# Wild FLA.



## Kadiddlehopper (Oct 28, 2014)

From my last trip to .......


----------



## pdsniper (Oct 29, 2014)

wow nice pictures, I take a lot of pictures in fla but I'm from there so when I go home I alway try to make a trip to the glades in the Airboat for a photo opp


----------



## Kadiddlehopper (Oct 29, 2014)

pdsniper said:


> wow nice pictures, I take a lot of pictures in fla but I'm from there so when I go home I alway try to make a trip to the glades in the Airboat for a photo opp



I totally under stand ! I grew up in Opa-locla  ,On biscane canal . I could take my Jon-boat all the way to the flood gates then clime over the levy to the glades . OR I could go east to the ocean ......Those were some good times ! Shark valley and the    sequarium  were well acquainted with me .


----------



## cre8foru (Oct 29, 2014)

Nice shootin.. Love the Spoonbill and Raccoon.


----------



## rip18 (Oct 29, 2014)

Good ones all!


----------



## Kadiddlehopper (Oct 29, 2014)

cre8foru said:


> Nice shootin.. Love the Spoonbill and Raccoon.


Thanks Rich .


rip18 said:


> Good ones all!



Thank You Too Robert .


----------



## natureman (Oct 30, 2014)

Great shots.  Makes me wish I was there.


----------



## wvdawg (Oct 30, 2014)

Great shots Mr. C - really like the spoonbill pics - I can never seem to get very close to them.


----------



## Kadiddlehopper (Oct 30, 2014)

wvdawg said:


> Great shots Mr. C - really like the spoonbill pics - I can never seem to get very close to them.
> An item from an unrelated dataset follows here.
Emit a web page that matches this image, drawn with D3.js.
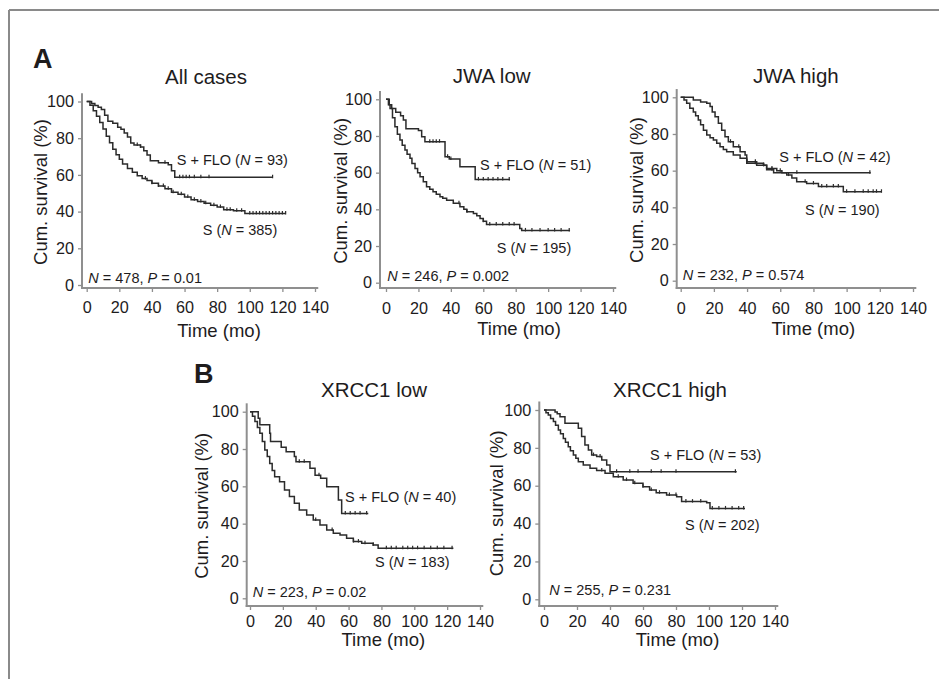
<!DOCTYPE html>
<html><head><meta charset="utf-8">
<script src="https://cdn.jsdelivr.net/npm/d3@7/dist/d3.min.js"></script>
<style>
html,body{margin:0;padding:0;background:#fff;}
svg{display:block;font-family:"Liberation Sans",Arial,sans-serif;}
</style></head>
<body>
<svg id="chart" width="939" height="679"></svg>
<script>
// ---------- DATA ----------
const xTicks = [0, 20, 40, 60, 80, 100, 120, 140];
const yTicks = [0, 20, 40, 60, 80, 100];
const panelTitles = ["All cases", "JWA low", "JWA high", "XRCC1 low", "XRCC1 high"];
const floN = [93, 51, 42, 40, 53];
const sN = [385, 195, 190, 183, 202];
const totalN = [478, 246, 232, 223, 255];
const pValues = ["0.01", "0.002", "0.574", "0.02", "0.231"];

// Kaplan–Meier steps [time (mo), cum. survival (%)]
const allFlo = [[0,100],[3,98.9],[5,97.8],[7,96.8],[9,95.7],[11,92.5],[13,89.2],[16,88.2],[19,86],[21,84.9],[23,82.8],[25,80.6],[27,77.4],[29,76.3],[33,75.2],[35,73.1],[37,70.9],[39,67.7],[44,66.6],[50,65.5],[52,62.3],[54,58.7],[114,58.7]];
const allS = [[0,100],[2,98],[4,95],[6,92],[8,88.5],[10,85],[12,81],[14,77.5],[16,74],[18,71],[20,68.5],[22,66],[25,63.5],[28,61.5],[31,59.5],[34,58],[37,57],[40,55.5],[44,54],[48,52.5],[52,50.5],[56,49.5],[60,48],[64,46.5],[68,45.5],[72,44.5],[76,43.5],[80,42.5],[84,41],[90,40.5],[97,39],[122,39]];
const jwaLowFlo = [[0,100],[2,97],[3.5,95],[6,93],[9,91],[10.7,88.7],[12.3,84],[20,83],[22,79.6],[24,76.9],[35.4,76.9],[36.4,68.7],[39,67.5],[45.6,63.2],[55,56.3],[76.5,56.3]];
const jwaLowS = [[0,100],[1.5,97],[2.5,95],[4,90],[5.5,85],[7,81],[8.6,77.8],[10,75],[11.7,72.3],[13,70],[14.8,67.8],[16,65],[17.9,62.3],[19.5,60],[21,57.8],[23,55],[25,52.3],[27,51],[29,49.6],[31,48.2],[33.3,46.9],[35,46],[37.4,45],[41.5,43.3],[45.6,41.4],[48,40],[49.8,38.7],[53.9,37.8],[56,36.5],[58,35],[60,33.5],[62,31.8],[80.6,31.8],[82.5,29.5],[83.7,28.5],[113.5,28.5]];
const jwaHighFlo = [[0,100],[7.6,98.5],[12,97.5],[15.7,96.7],[17.7,95],[19,92],[20.7,89.4],[22.7,85.8],[24.7,82],[26.7,78.5],[28.7,75.8],[31.7,73],[35.8,70.3],[38.8,68.5],[39.8,64],[49.8,63],[51.8,60.5],[56,58.9],[114.5,58.9]];
const jwaHighS = [[0,100],[2,98.5],[3.6,96.7],[5.5,94],[7.6,92],[9,90],[10.6,87.6],[12,85],[13.7,82],[15.7,79.4],[17.7,78],[19.7,76.7],[21.7,75],[23.7,73],[25.7,71.5],[27.7,70.3],[31.7,68.5],[35.8,66.7],[39.8,64.9],[45.8,63],[51.8,61.2],[57.9,60],[61,58.8],[63.9,57.6],[67,56],[69.9,54],[75.9,53],[83,51.3],[98,48.5],[121,48.5]];
const xrccLowFlo = [[0,100],[5,96.5],[6,93],[11,93],[12,88.4],[12.5,84],[18,84],[19,81],[22,78.6],[26,78.6],[27,76],[28,73.2],[35.5,73.2],[36.5,69.7],[39.6,66],[43,64.3],[46.7,59.8],[52.7,59.8],[53.8,52.7],[55.8,45.5],[72,45.5]];
const xrccLowS = [[0,100],[1.5,97.5],[3,94.7],[4.5,91.5],[6,88.4],[7.5,84],[9,79.5],[10.5,76],[12,72.3],[13.5,68.5],[15,65.2],[18,62.5],[21,58],[24,54.5],[27,51],[30,47.3],[34.5,44.7],[38.5,42],[42.6,39.3],[46.7,36.6],[50.7,34.8],[54.8,33.9],[58.8,32.2],[62.9,30.4],[68,29.5],[75,28.6],[78,26.8],[123.8,26.8]];
const xrccHighFlo = [[0,100],[6.7,99],[8,98],[9.7,96.5],[12.7,93],[19.8,93],[20.8,90.3],[22.8,86],[24.8,81.5],[26.9,78.9],[28.9,76.2],[31.9,75.4],[35,73.6],[38,71],[40,67.4],[116.8,67.4]];
const xrccHighS = [[0,100],[1.2,98.5],[2.6,97.4],[4,95.5],[5.7,93.9],[7,92],[8.7,89.5],[10,87.5],[11.7,85],[13,83],[14.7,80.6],[16,78.5],[17.8,76.2],[19.3,74.5],[20.8,72.7],[23.8,71],[27.9,69.2],[31.9,68],[37,66.6],[42,64.8],[48,63],[54,61.3],[60,59.5],[64,57.8],[68,56.3],[74.3,55.1],[80.4,54.2],[83.4,51.6],[98.6,51],[100.6,48],[121.8,48]];

// censored observations (time, mo)
const allFloCens = [31,33,48,57,59,61,63,66,70,75,114];
const allSCens = [36,40,44,47,50,53,58,62,66,70,73,78,82,86,88,92,95,100,102,104,106,108,110,112,114,116,118,120,122];
const jwaLowFloCens = [27,29,31,33,38,40,57,60,63,66,69,72,76];
const jwaLowSCens = [45,50,60,64,68,72,76,79,86,90,95,100,104,108,113];
const jwaHighFloCens = [30,35,45,50,55,70,114];
const jwaHighSCens = [40,45,50,55,60,65,75,80,85,88,92,95,100,105,110,113,116,118,121];
const xrccLowFloCens = [30,33,42,58,61,64,67,71];
const xrccLowSCens = [40,50,63,66,70,75,83,86,89,93,96,99,102,106,110,114,118,123];
const xrccHighFloCens = [30,34,44,52,57,65,71,80,116];
const xrccHighSCens = [35,45,50,55,60,65,70,76,80,86,90,95,102,106,110,114,118,121];

const floCurves = [allFlo, jwaLowFlo, jwaHighFlo, xrccLowFlo, xrccHighFlo];
const sCurves = [allS, jwaLowS, jwaHighS, xrccLowS, xrccHighS];
const floCens = [allFloCens, jwaLowFloCens, jwaHighFloCens, xrccLowFloCens, xrccHighFloCens];
const sCens = [allSCens, jwaLowSCens, jwaHighSCens, xrccLowSCens, xrccHighSCens];

// ---------- LAYOUT ----------
const layout = [
  {x0:86.7, x1:315, y0:285, y1:101.5, ax:82, ay:288, tpad:9,
   title:[206,84], leg1:[176.7,165], leg2:[202.7,235], ann:[88.3,283], yl:[47.3,192], xl:[219,336.7]},
  {x0:386, x1:613, y0:282.7, y1:99.3, ax:380, ay:288, tpad:10,
   title:[491.7,83.3], leg1:[480,170], leg2:[496.7,253.3], ann:[387.3,280.5], yl:[346.7,190.8], xl:[519,335]},
  {x0:680.7, x1:913, y0:280.7, y1:97.3, ax:676.7, ay:288, tpad:10,
   title:[795.8,83.3], leg1:[779.3,161.7], leg2:[805,215], ann:[682.7,280], yl:[642.7,190], xl:[813.3,335]},
  {x0:250, x1:480, y0:598.3, y1:411.7, ax:246.7, ay:606, tpad:5,
   title:[374,396.7], leg1:[345,501.7], leg2:[375,566.7], ann:[252.7,596.5], yl:[208.3,505.8], xl:[383.3,646]},
  {x0:544, x1:775, y0:599.3, y1:410, ax:539.3, ay:606, tpad:5,
   title:[670,396.7], leg1:[650,460], leg2:[685,530], ann:[549.3,595], yl:[502.7,503.3], xl:[677.5,646]}
];

const TEXT = "#1e1c1d", AXIS = "#8f8f8f", CURVE = "#2b2b2b";
const svg = d3.select("#chart");

// frame
svg.append("line").attr("x1",9).attr("y1",10).attr("x2",939).attr("y2",10)
  .attr("stroke","#8a8a8a").attr("stroke-width",2);
svg.append("line").attr("x1",9).attr("y1",10).attr("x2",9).attr("y2",679)
  .attr("stroke","#8a8a8a").attr("stroke-width",2);

// panel letters
svg.append("text").attr("x",33).attr("y",68).attr("font-size",27).attr("font-weight","bold")
  .attr("fill",TEXT).text("A");
svg.append("text").attr("x",194).attr("y",383).attr("font-size",27).attr("font-weight","bold")
  .attr("fill",TEXT).text("B");

function stepValue(curve, t){
  let v = curve[0][1];
  for (const d of curve){ if (d[0] <= t) v = d[1]; else break; }
  return v;
}

layout.forEach((L, i) => {
  const g = svg.append("g");
  const x = d3.scaleLinear().domain([0,140]).range([L.x0, L.x1]);
  const y = d3.scaleLinear().domain([0,100]).range([L.y0, L.y1]);

  // axis lines
  g.append("line").attr("x1",L.ax).attr("x2",L.ax).attr("y1",y(104.5)).attr("y2",L.ay+1)
    .attr("stroke",AXIS).attr("stroke-width",2);
  g.append("line").attr("x1",L.ax-1).attr("x2",x(142)).attr("y1",L.ay).attr("y2",L.ay)
    .attr("stroke",AXIS).attr("stroke-width",2);

  const ya = g.append("g").attr("transform",`translate(${L.ax},0)`)
    .call(d3.axisLeft(y).tickValues(yTicks).tickSize(4).tickPadding(4));
  ya.select(".domain").remove();
  ya.selectAll("line").attr("stroke",AXIS).attr("stroke-width",1.3);
  ya.selectAll("text").attr("font-size",16.2).attr("fill",TEXT)
    .attr("font-family","'Liberation Sans',Arial,sans-serif");

  const xa = g.append("g").attr("transform",`translate(0,${L.ay})`)
    .call(d3.axisBottom(x).tickValues(xTicks).tickSize(4).tickPadding(L.tpad));
  xa.select(".domain").remove();
  xa.selectAll("line").attr("stroke",AXIS).attr("stroke-width",1.3);
  xa.selectAll("text").attr("font-size",16.2).attr("fill",TEXT)
    .attr("font-family","'Liberation Sans',Arial,sans-serif");

  // curves
  const line = d3.line().x(d => x(d[0])).y(d => y(d[1])).curve(d3.curveStepAfter);
  [[sCurves[i], sCens[i]], [floCurves[i], floCens[i]]].forEach(([curve, cens]) => {
    g.append("path").datum(curve).attr("d", line).attr("fill","none")
      .attr("stroke",CURVE).attr("stroke-width",1.5);
    g.selectAll(null).data(cens).enter().append("line")
      .attr("x1", t => x(t)).attr("x2", t => x(t))
      .attr("y1", t => y(stepValue(curve,t)) - 2.5)
      .attr("y2", t => y(stepValue(curve,t)) + 1)
      .attr("stroke",CURVE).attr("stroke-width",1.2);
  });

  // texts
  g.append("text").attr("x",L.title[0]).attr("y",L.title[1]).attr("text-anchor","middle")
    .attr("font-size",20.5).attr("fill",TEXT).text(panelTitles[i]);

  const l1 = g.append("text").attr("x",L.leg1[0]).attr("y",L.leg1[1]).attr("font-size",14.5).attr("fill",TEXT);
  l1.append("tspan").text("S + FLO (");
  l1.append("tspan").attr("font-style","italic").text("N");
  l1.append("tspan").text(" = " + floN[i] + ")");

  const l2 = g.append("text").attr("x",L.leg2[0]).attr("y",L.leg2[1]).attr("font-size",14.5).attr("fill",TEXT);
  l2.append("tspan").text("S (");
  l2.append("tspan").attr("font-style","italic").text("N");
  l2.append("tspan").text(" = " + sN[i] + ")");

  const an = g.append("text").attr("x",L.ann[0]).attr("y",L.ann[1]).attr("font-size",14.5).attr("fill",TEXT);
  an.append("tspan").attr("font-style","italic").text("N");
  an.append("tspan").text(" = " + totalN[i] + ", ");
  an.append("tspan").attr("font-style","italic").text("P");
  an.append("tspan").text(" = " + pValues[i]);

  g.append("text").attr("transform",`translate(${L.yl[0]},${L.yl[1]}) rotate(-90)`)
    .attr("text-anchor","middle").attr("font-size",18.5).attr("fill",TEXT).text("Cum. survival (%)");
  g.append("text").attr("x",L.xl[0]).attr("y",L.xl[1]).attr("text-anchor","middle")
    .attr("font-size",18.5).attr("fill",TEXT).text("Time (mo)");
});
</script>
</body></html>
Thanks Dennis . On the sponnies ,I have chased them the last 6 years .They are always JUST too far off . This year at Ft.DeSoto ,One comes about 10 yards away (I'll post some from that encounter in just a minute ) Then About a month later at St Andrews ,PCB . A second time with one Just a few of the pix posted Above . Then Yesterday ,I got to spend an hour with a flock of Jakes ... I really hope this year holds up ! Thanks again everybody !


----------



## pdsniper (Nov 4, 2014)

if you ever go to Palm Beach County they have a area called the Palm Beach County Natural wild life area it is a fantastic place to take pictures, a few years ago a buddy of mine that is a LE officer that is in charge of managing that area and keeping the wild hogs under control he let me ride with him while he was checking traps and I got some fantastic shots of wild life which he gave the pictures I took  in to the folks that manage the whole area they were so happy with the pictures for their web site the following year they allowed me to take my Airboat into the marsh to take more and there has not been an Airboat allowed in there in 30 years so it was a big deal and I made sure they got lots of really nice wild life pictures in return it was a fantastic opportunity


----------



## Kadiddlehopper (Nov 4, 2014)

pdsniper said:


> if you ever go to Palm Beach County they have a area called the Palm Beach County Natural wild life area it is a fantastic place to take pictures, a few years ago a buddy of mine that is a LE officer that is in charge of managing that area and keeping the wild hogs under control he let me ride with him while he was checking traps and I got some fantastic shots of wild life which he gave the pictures I took  in to the folks that manage the whole area they were so happy with the pictures for their web site the following year they allowed me to take my Airboat into the marsh to take more and there has not been an Airboat allowed in there in 30 years so it was a big deal and I made sure they got lots of really nice wild life pictures in return it was a fantastic opportunity



Wow ,sounds like a great place . also sounds like you got a chance of a life time , Congrats !


----------